Austrian glaciologists have recently released a report that 87 out of 90 glaciers in the Alps have shown signs of a meltdown. Now, scientists predict that the glaciers would be totally obliterated by the end of this century.
Since 1900, the Alpine glaciers have already shown some signs of melting and have lost half of their volume. By 1980, the melting even sped up, and according to researchers, all of the ice will be gone by 2100. According to DW, Carl-Friedrich Schleussner, a climate physicist who works for the NGO Climate Analytics, said that the cause of the meltdown is the heat-trapping pollution present in the air.
Schleussner added that reducing global warming to 1.5 degrees Celsius might lessen the negative effects of climate change but not for the case of the alpine glaciers. Even if the greenhouse gas emissions would be reduced to zero immediately, it still won't stop the meltdown.

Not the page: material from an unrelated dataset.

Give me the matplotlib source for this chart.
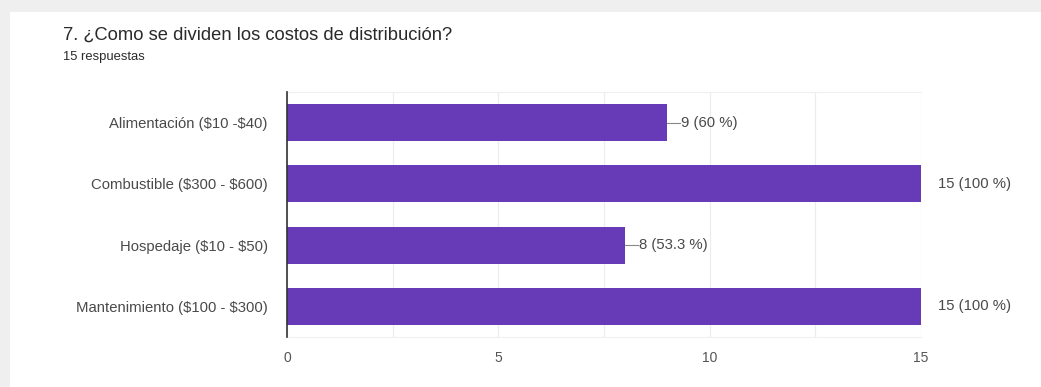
import matplotlib.pyplot as plt
from matplotlib.patches import Rectangle

plt.rcParams['font.family'] = ['Liberation Sans', 'DejaVu Sans']

categorias = ['Alimentación ($10 -$40)', 'Combustible ($300 - $600)',
              'Hospedaje ($10 - $50)', 'Mantenimiento ($100 - $300)']
respuestas = [9, 15, 8, 15]
porcentajes = ['60 %', '100 %', '53.3 %', '100 %']
total = 15

fig = plt.figure(figsize=(10.41, 3.87), dpi=100)
fig.patch.set_facecolor('#efefef')
# tarjeta blanca
fig.patches.append(Rectangle((10 / 1041, 0), 1, 1 - 12 / 387, transform=fig.transFigure,
                             facecolor='white', edgecolor='none', zorder=-10))

fig.text(63 / 1041, 1 - 35 / 387, '7. ¿Como se dividen los costos de distribución?',
         fontsize=13.2, color='#2a2a2a', va='center')
fig.text(63 / 1041, 1 - 57 / 387, f'{total} respuestas', fontsize=9.4, color='#2a2a2a', va='center')

ax = fig.add_axes([287 / 1041, 1 - 337 / 387, 634 / 1041, 245 / 387])
ax.set_facecolor('none')
y = list(range(len(categorias)))
ax.barh(y, respuestas, height=0.6, color='#673ab7', zorder=3)
ax.set_ylim(len(categorias) - 0.5, -0.5)
ax.set_xlim(0, total)
ax.set_yticks(y)
# escapar "$" para que no se interprete como mathtext
ax.set_yticklabels([c.replace('$', r'\$') for c in categorias], fontsize=10.7, color='#4a4a4a')
ax.set_xticks([0, 5, 10, 15])
ax.set_xticks([2.5, 7.5, 12.5], minor=True)
ax.tick_params(axis='x', which='both', length=0, labelsize=10, labelcolor='#555555', pad=10)
ax.tick_params(axis='y', length=0, pad=14)
ax.grid(axis='x', which='both', color='#ececec', lw=0.8, zorder=0)
for s in ['top', 'bottom']:
    ax.spines[s].set_color('#f0f0f0')
    ax.spines[s].set_linewidth(0.8)
ax.spines['right'].set_visible(False)
ax.spines['left'].set_color('#333333')
ax.spines['left'].set_linewidth(1.2)
ax.spines['left'].set_zorder(4)

for yi, v, p in zip(y, respuestas, porcentajes):
    etiqueta = f'{v} ({p})'
    if v < total:
        ax.plot([v, v + 0.3], [yi, yi], color='#888888', lw=0.8, zorder=3)
        ax.text(v + 0.32, yi, etiqueta, va='center', ha='left', fontsize=10.7, color='#4a4a4a')
    else:
        ax.text(v + 0.4, yi, etiqueta, va='center', ha='left', fontsize=10.7, color='#4a4a4a',
                clip_on=False)

fig.savefig('out.png', dpi=100, facecolor=fig.get_facecolor())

MB reported that there would be a few chunks of ice that would remain on the iconic mountain range, but scientists say that the glaciers' demise is inevitable. The warm climate would also stop new glaciers to form in the next few centuries to come.
A team from the Austrian Alpine Association published a report this April 2017. They reported that in 2016, an average Alpine glacier has melted down to about 46.6 feet and 10 of the glaciers receded to more than 100 feet. Also, in western Austria's, the Hornkees Glacier was receded to about 213 feet.
Austria's Institute for Meteorology and Geodynamics (ZAMG) even stated that the thinning of the glaciers are becoming visible even without the use of instruments. "It's so tangible. You can see the changes from year to year, even month to month, every time you visit the glacier," ZAMG glaciologist Anton Neureiter told German broadcaster, Deutsche Welle.
About 68.7 percent of the Earth's freshwater supply are frozen in icecaps and glaciers while 31.3 percent come from non-polar sources such as rivers and lakes. If the non-polar glacier sources melt too, it would greatly increase water levels affecting millions of people living in coastal regions and low-level areas.